▸ TO DO:
From the listing below, restate word for word the lines from the line containing "What matplotlib code" down through the line containing "ax2.yaxis.set_major_locator(MultipleLocator(1))". Exclude pictures.

▸ ENTRIES SUPPLIED:
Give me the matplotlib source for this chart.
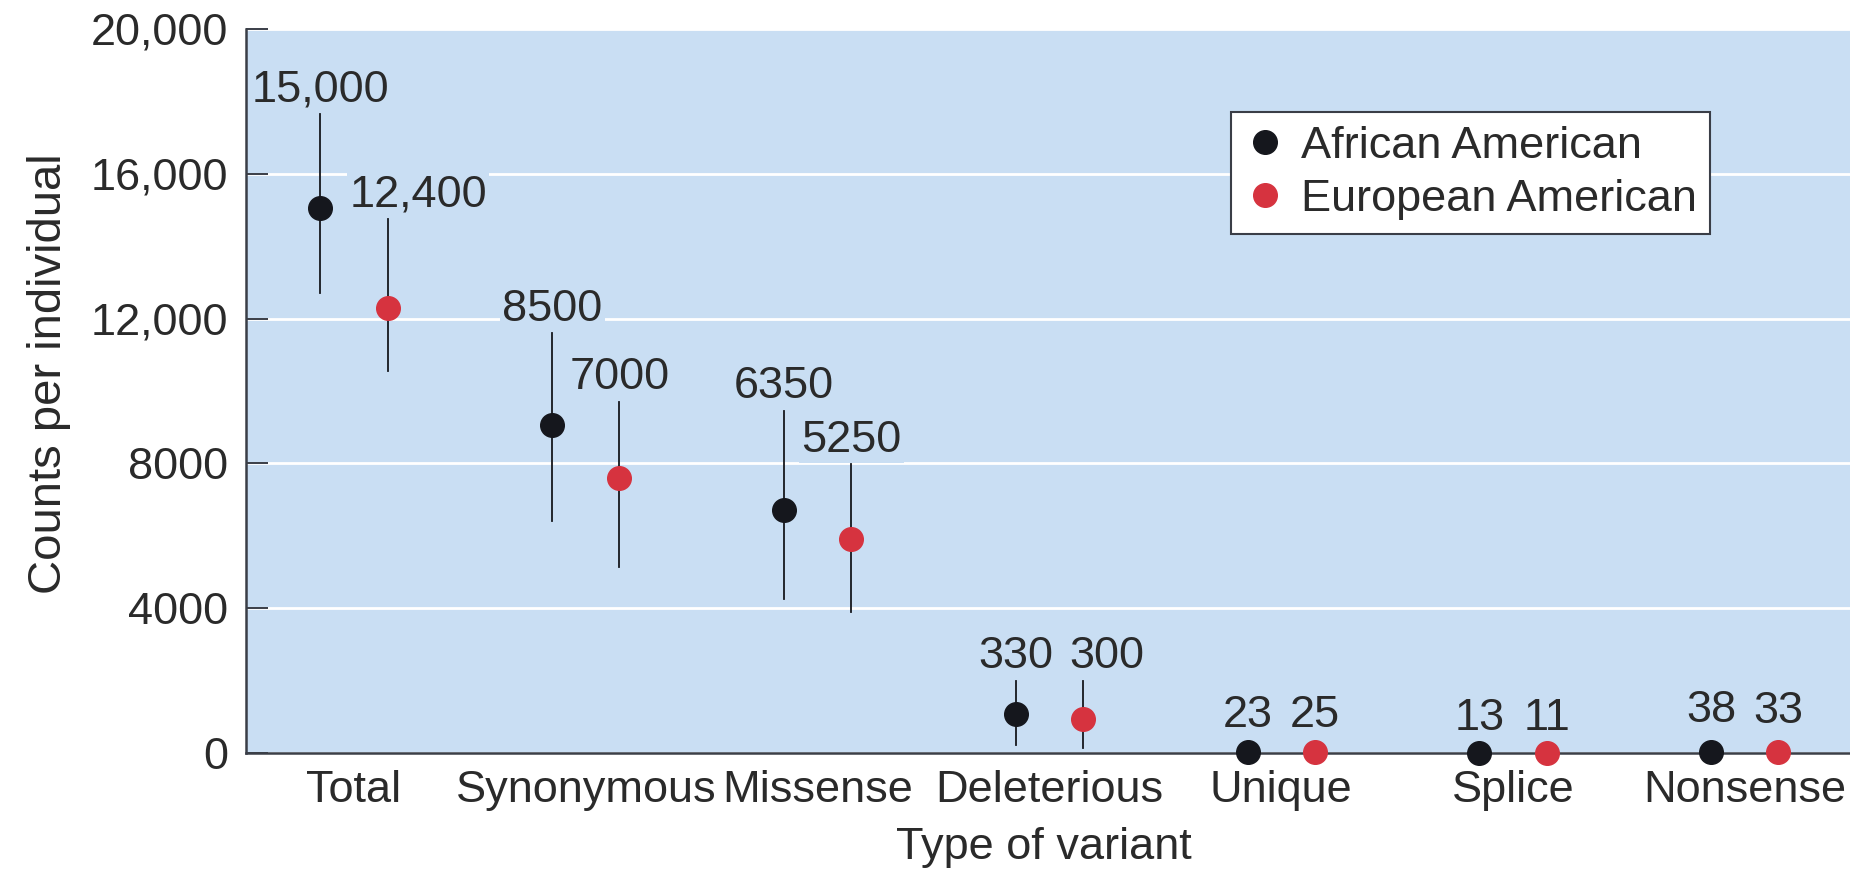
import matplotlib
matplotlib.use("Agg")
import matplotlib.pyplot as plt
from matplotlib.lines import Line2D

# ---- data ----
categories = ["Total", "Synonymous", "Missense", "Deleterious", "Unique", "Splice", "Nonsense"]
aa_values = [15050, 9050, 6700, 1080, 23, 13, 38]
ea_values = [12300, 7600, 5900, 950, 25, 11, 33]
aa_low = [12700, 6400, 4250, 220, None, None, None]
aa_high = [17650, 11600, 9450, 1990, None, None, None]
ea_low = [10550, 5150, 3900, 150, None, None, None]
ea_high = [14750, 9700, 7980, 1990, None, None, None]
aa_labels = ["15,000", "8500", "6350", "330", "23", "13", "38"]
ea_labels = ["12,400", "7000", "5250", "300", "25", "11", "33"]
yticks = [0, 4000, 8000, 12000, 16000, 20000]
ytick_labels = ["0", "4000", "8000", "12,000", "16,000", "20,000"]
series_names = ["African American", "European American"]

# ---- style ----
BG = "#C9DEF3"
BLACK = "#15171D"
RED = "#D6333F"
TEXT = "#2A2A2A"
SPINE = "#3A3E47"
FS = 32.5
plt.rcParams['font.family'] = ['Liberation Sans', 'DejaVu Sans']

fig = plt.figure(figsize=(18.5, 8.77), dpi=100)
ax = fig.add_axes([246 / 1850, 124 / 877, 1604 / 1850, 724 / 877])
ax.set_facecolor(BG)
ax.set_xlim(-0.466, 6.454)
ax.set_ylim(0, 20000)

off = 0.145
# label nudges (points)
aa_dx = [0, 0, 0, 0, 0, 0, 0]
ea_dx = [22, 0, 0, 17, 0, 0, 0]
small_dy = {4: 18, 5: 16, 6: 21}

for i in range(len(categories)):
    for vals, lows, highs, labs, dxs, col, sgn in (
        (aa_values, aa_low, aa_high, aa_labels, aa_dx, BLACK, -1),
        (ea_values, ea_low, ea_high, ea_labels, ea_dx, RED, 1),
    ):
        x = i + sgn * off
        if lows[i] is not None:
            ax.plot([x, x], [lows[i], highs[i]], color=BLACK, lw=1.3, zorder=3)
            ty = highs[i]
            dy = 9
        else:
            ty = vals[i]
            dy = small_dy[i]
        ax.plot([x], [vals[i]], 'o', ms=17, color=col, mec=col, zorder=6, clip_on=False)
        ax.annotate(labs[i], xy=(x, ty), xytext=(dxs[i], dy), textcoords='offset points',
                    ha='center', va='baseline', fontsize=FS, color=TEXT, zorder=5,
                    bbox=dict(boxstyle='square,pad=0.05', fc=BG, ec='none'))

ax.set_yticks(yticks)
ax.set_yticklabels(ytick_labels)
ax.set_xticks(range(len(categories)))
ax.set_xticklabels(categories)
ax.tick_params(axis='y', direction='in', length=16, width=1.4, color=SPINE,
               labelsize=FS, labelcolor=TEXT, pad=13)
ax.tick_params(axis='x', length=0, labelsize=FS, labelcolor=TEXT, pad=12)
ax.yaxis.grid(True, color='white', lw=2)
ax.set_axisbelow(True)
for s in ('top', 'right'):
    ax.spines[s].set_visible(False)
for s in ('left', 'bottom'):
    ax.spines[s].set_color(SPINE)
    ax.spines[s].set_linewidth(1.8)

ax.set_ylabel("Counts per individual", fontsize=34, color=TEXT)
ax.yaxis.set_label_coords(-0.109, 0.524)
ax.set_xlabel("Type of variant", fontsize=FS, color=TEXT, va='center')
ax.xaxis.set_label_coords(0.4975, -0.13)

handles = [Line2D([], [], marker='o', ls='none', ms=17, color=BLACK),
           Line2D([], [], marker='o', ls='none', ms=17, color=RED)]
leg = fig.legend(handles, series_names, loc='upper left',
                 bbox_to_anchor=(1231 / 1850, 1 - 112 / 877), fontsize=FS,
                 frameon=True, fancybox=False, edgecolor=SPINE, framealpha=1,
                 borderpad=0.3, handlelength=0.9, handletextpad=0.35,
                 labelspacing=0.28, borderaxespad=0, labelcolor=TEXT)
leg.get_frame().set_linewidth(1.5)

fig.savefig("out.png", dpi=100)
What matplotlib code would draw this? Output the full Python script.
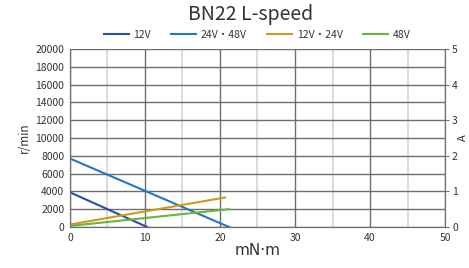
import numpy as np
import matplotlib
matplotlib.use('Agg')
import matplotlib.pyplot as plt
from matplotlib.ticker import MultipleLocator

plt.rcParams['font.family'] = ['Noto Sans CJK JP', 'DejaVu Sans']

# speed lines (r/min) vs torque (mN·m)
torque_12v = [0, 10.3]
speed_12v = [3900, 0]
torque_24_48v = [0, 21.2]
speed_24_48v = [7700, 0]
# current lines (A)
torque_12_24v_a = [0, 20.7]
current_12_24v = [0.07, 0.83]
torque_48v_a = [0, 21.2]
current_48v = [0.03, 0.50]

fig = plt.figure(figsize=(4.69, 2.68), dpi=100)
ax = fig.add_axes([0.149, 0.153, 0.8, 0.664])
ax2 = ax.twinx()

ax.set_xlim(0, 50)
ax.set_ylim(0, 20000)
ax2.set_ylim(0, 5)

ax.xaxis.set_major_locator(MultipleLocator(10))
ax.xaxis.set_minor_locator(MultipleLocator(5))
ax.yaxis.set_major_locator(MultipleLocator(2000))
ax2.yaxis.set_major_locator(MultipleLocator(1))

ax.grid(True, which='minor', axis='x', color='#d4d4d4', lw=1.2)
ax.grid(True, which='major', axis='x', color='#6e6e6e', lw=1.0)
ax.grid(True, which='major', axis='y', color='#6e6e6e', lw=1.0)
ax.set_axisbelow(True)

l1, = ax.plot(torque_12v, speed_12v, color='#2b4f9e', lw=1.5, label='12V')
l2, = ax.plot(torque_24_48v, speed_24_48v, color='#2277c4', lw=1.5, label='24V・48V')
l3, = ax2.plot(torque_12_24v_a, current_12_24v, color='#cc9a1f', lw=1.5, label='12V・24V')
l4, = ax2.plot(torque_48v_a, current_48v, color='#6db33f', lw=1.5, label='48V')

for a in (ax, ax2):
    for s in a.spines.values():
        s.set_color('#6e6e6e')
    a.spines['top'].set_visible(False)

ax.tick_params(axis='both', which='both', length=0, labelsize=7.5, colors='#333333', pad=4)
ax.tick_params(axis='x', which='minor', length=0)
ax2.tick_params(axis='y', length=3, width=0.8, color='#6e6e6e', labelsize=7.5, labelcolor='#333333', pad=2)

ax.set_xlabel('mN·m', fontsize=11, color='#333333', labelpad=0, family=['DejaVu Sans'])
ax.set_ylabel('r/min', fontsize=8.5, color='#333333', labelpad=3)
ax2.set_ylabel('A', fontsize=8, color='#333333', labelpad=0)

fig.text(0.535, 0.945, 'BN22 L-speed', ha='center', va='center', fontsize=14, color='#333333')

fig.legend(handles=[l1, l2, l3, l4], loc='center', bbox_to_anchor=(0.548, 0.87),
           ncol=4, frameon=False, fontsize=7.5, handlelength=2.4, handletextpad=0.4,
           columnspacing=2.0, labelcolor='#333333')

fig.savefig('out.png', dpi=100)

▸ ANSWER FOR THIS EXERCISE:
What matplotlib code would draw this? Output the full Python script.
import numpy as np
import matplotlib
matplotlib.use('Agg')
import matplotlib.pyplot as plt
from matplotlib.ticker import MultipleLocator

plt.rcParams['font.family'] = ['Noto Sans CJK JP', 'DejaVu Sans']

# speed lines (r/min) vs torque (mN·m)
torque_12v = [0, 10.3]
speed_12v = [3900, 0]
torque_24_48v = [0, 21.2]
speed_24_48v = [7700, 0]
# current lines (A)
torque_12_24v_a = [0, 20.7]
current_12_24v = [0.07, 0.83]
torque_48v_a = [0, 21.2]
current_48v = [0.03, 0.50]

fig = plt.figure(figsize=(4.69, 2.68), dpi=100)
ax = fig.add_axes([0.149, 0.153, 0.8, 0.664])
ax2 = ax.twinx()

ax.set_xlim(0, 50)
ax.set_ylim(0, 20000)
ax2.set_ylim(0, 5)

ax.xaxis.set_major_locator(MultipleLocator(10))
ax.xaxis.set_minor_locator(MultipleLocator(5))
ax.yaxis.set_major_locator(MultipleLocator(2000))
ax2.yaxis.set_major_locator(MultipleLocator(1))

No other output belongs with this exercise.